I have the original model with AMD Athlon II Neo N36L.


  • Cheap. $305 + shipping and tax.
  • Small. 10.5″x10.2″x8.3″. I found exactly two aftermarket cases that are close in size and can accommodate 6×3.5″ drives: Lian LiPC-Q08 and Fractal Design Array R2. Consider that Silent PC Review does not rate the latter too highly and you are left with a single choice.
  • Large enough to take in 4×3.5″ hard drives and with some ingenuity accommodating 7 drives: 6×3.5″ and 1×2.5″.
  • Quiet. See Silent PC Review.
  • Supports ECC memory. Atom boards do not support ECC. There is was no mini ITX board for a Sandy Bridge with ECC support. Looks like there is significant evidence to support usage of ECC memory in a server that pushes a lot of data around.
  • Efficient. The CPU draws 12W. (Atom d525 draws 13W) The whole system with 6 drives and two extra PCIes idles at 35W.
  • Reasonably fast. The CPU is a bit faster than the fastest Atom.
  • 2 PCIe slots for expansion. I have not seen a mini ITX board with 2 PCIes.

I did try to spec out a box myself before I went for the microserver. I could not find the necessary pieces in a package that small: Atoms do not support ECC and there was no mini ITX board for i3 with ECC support either. Even finding a good mini ITX board that has 6 SATA ports is a challenge.


  • The included memory and hard drive. HP ships them with 1GB memory stick and 1x250GB hard drive. Neither piece is useful.
  • Built-in NIC. It uses BCM5723 controller with official drivers available for Windows and Linux only. FreeBSD bge driver has problems. The OSX driver has problems as well.
  • Noisy fans. I mean, the fans are not loud, but you can definitely hear them. The main problem is the noise quality: it has this buzzing qualities that can be irritating in a quiet room.

Other hardware

  • Memory. 2x2GB ECC memory from OWC.
  • Hard drive mounting brackets. I used X-Swing Noiseblockers, but there are other alternatives.
  • Replacement fan. I used Scythe SY1225SL12HPVC recommended by Silent PC Review. It has a manual control that I can use to adjust the maximum speed. I drilled a whole for it in one of the PCIe mounting brackets. I had some concern that drives placed in the top ODD compartment would tend to overheat. The manual control gives me a chance to increase cooling effect on a hot day.
  • Hard drives. I have an odd collection of drive, some of them accumulated over the last couple years, some I bought specifically for the project. There are 6 Western Digital drives: 3x30EZRSDTL, 2x20EADS, and 1x20EARS. Plus OSZ Vertex 30GB for the OS. You can run OSX from a USB stick, but … it’s not … fast …
  • Intel Gigabit CT Desktop Adapter. Great driver support.
  • HighPoint Rocket 620 gives me extra 2 SATA ports. It supports Mac OS X out of the box and the connected drives are bootable.
  • Extra wires: 1 molex-to-3-SATA power cable and 1 short (18″) SATA cable.
  • Some air filter (Home Depot, AC section) placed inside the door to decrease dust build up.

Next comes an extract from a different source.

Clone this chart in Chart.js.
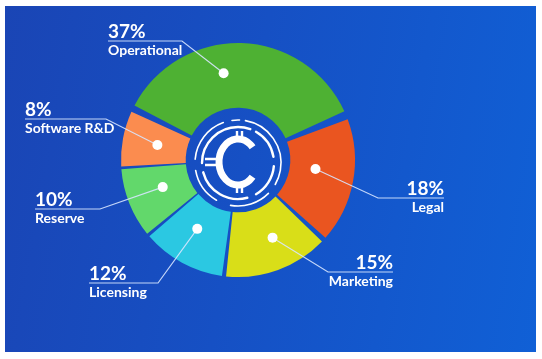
<!DOCTYPE html>
<html>
<head>
<meta charset="utf-8">
<script src="https://cdn.jsdelivr.net/npm/chart.js@4"></script>
<style>
  html, body { margin: 0; padding: 0; background: #ffffff; }
  body { width: 542px; height: 359px; position: relative; overflow: hidden; }
  #bg { position: absolute; left: 5px; top: 6px; width: 531px; height: 346px;
        background: linear-gradient(100deg, #1a45b5 0%, #1650c4 45%, #1060d6 100%); }
  #wrap { position: absolute; left: 0; top: 0; width: 542px; height: 359px; }
</style>
</head>
<body>
<div id="bg"></div>
<div id="wrap"><canvas id="c" width="542" height="359"></canvas></div>
<script>
const categories = ['Operational', 'Legal', 'Marketing', 'Licensing', 'Reserve', 'Software R&D'];
const shares = [37, 18, 15, 12, 10, 8];
const percentLabels = ['37%', '18%', '15%', '12%', '10%', '8%'];
const sliceColors = ['#4eb133', '#ea5520', '#d9de18', '#2bc8e2', '#62d86b', '#fb8c4f'];

// annotation layout (label placement), keyed by slice index
const labelLayout = [
  { side: 'left',  x: 108, y: 41,  elbow: 182, nudge: -11, r: 88 },
  { side: 'right', x: 444, y: 198, elbow: 378, nudge: -4,  r: 78 },
  { side: 'right', x: 393, y: 272, elbow: 328, nudge: -4,  r: 85 },
  { side: 'left',  x: 89,  y: 283, elbow: 158, nudge: 2,   r: 80 },
  { side: 'left',  x: 35,  y: 209, elbow: 100, nudge: 2,   r: 80 },
  { side: 'left',  x: 25,  y: 119, elbow: 106, nudge: 0,   r: 82 }
];

const labelPlugin = {
  id: 'leaderLabels',
  afterDatasetsDraw(chart) {
    const ctx = chart.ctx;
    const meta = chart.getDatasetMeta(0);
    meta.data.forEach((arc, i) => {
      const p = arc.getProps(['x', 'y', 'startAngle', 'endAngle', 'innerRadius', 'outerRadius'], true);
      const L = labelLayout[i];
      const mid = (p.startAngle + p.endAngle) / 2 + L.nudge * Math.PI / 180;
      const dx = p.x + Math.cos(mid) * L.r;
      const dy = p.y + Math.sin(mid) * L.r;
      ctx.save();
      ctx.strokeStyle = 'rgba(215,230,255,0.9)';
      ctx.lineWidth = 1.2;
      ctx.beginPath();
      ctx.moveTo(dx, dy);
      ctx.lineTo(L.elbow, L.y);
      ctx.lineTo(L.x, L.y);
      ctx.stroke();
      ctx.fillStyle = '#ffffff';
      ctx.beginPath();
      ctx.arc(dx, dy, 5, 0, Math.PI * 2);
      ctx.fill();
      ctx.textAlign = L.side === 'left' ? 'left' : 'right';
      ctx.textBaseline = 'alphabetic';
      ctx.font = 'bold 19px Lato';
      ctx.fillText(percentLabels[i], L.x, L.y - 3);
      ctx.font = 'bold 14px Lato';
      ctx.textBaseline = 'top';
      ctx.fillText(categories[i], L.x, L.y + 2);
      ctx.restore();
    });
    // center coin icon
    const a0 = meta.data[0].getProps(['x', 'y'], true);
    const cx = a0.x, cy = a0.y + 3;
    ctx.save();
    ctx.strokeStyle = '#ffffff';
    ctx.lineCap = 'round';
    ctx.lineWidth = 1.6;
    [[-80, 30], [45, 100], [120, 170], [185, 250], [262, 272]].forEach(([s, e]) => {
      ctx.beginPath();
      ctx.arc(cx, cy, 43, s * Math.PI / 180, e * Math.PI / 180);
      ctx.stroke();
    });
    ctx.lineWidth = 2.4;
    [[-60, -10], [5, 60], [75, 165], [180, 290]].forEach(([s, e]) => {
      ctx.beginPath();
      ctx.arc(cx, cy, 36, s * Math.PI / 180, e * Math.PI / 180);
      ctx.stroke();
    });
    ctx.lineCap = 'butt';
    ctx.lineWidth = 7;
    ctx.beginPath();
    ctx.ellipse(cx, cy - 1, 19, 23, 0, 40 * Math.PI / 180, 320 * Math.PI / 180);
    ctx.stroke();
    ctx.lineWidth = 2.4;
    ctx.beginPath();
    ctx.moveTo(cx - 1, cy - 32); ctx.lineTo(cx - 1, cy - 25);
    ctx.moveTo(cx + 4, cy - 32); ctx.lineTo(cx + 4, cy - 25);
    ctx.moveTo(cx - 1, cy + 23); ctx.lineTo(cx - 1, cy + 30);
    ctx.moveTo(cx + 4, cy + 23); ctx.lineTo(cx + 4, cy + 30);
    ctx.moveTo(cx - 33, cy - 4); ctx.lineTo(cx - 21, cy - 4);
    ctx.moveTo(cx - 33, cy + 2); ctx.lineTo(cx - 21, cy + 2);
    ctx.stroke();
    ctx.restore();
  }
};

new Chart(document.getElementById('c'), {
  type: 'doughnut',
  data: {
    labels: categories,
    datasets: [{
      data: shares,
      backgroundColor: sliceColors,
      borderWidth: 0,
      spacing: 7,
      hoverOffset: 0
    }]
  },
  options: {
    responsive: false,
    animation: false,
    events: [],
    rotation: -65,
    radius: 113.5,
    cutout: '43%',
    layout: { padding: { left: 0, right: 66, top: 0, bottom: 39 } },
    plugins: { legend: { display: false }, tooltip: { enabled: false } }
  },
  plugins: [labelPlugin]
});
</script>
</body>
</html>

  • Flashed BIOS. Apparently HP wired both the extra SATA port on the motherboard and the eSATA port in IDE mode and they do not provide any controls for changing that. I have read reports indicating that drives connected to the ports in the default mode suffer from significant slowdown. The instructions explain how to flash the BIOS and enable menu controls for switching the ports out of the IDE mode.
  • Mac OS X 10.6.8. Using the guide as a starting point. Upgraded the kernel.
  • Modified Intel NIC kext
  • Mac ZFS. Performance Analysis.
  • smartmontools for monitoring the condition of the drives and keeping an eye on the temperature.
  • Plex Media Server for serving videos and music.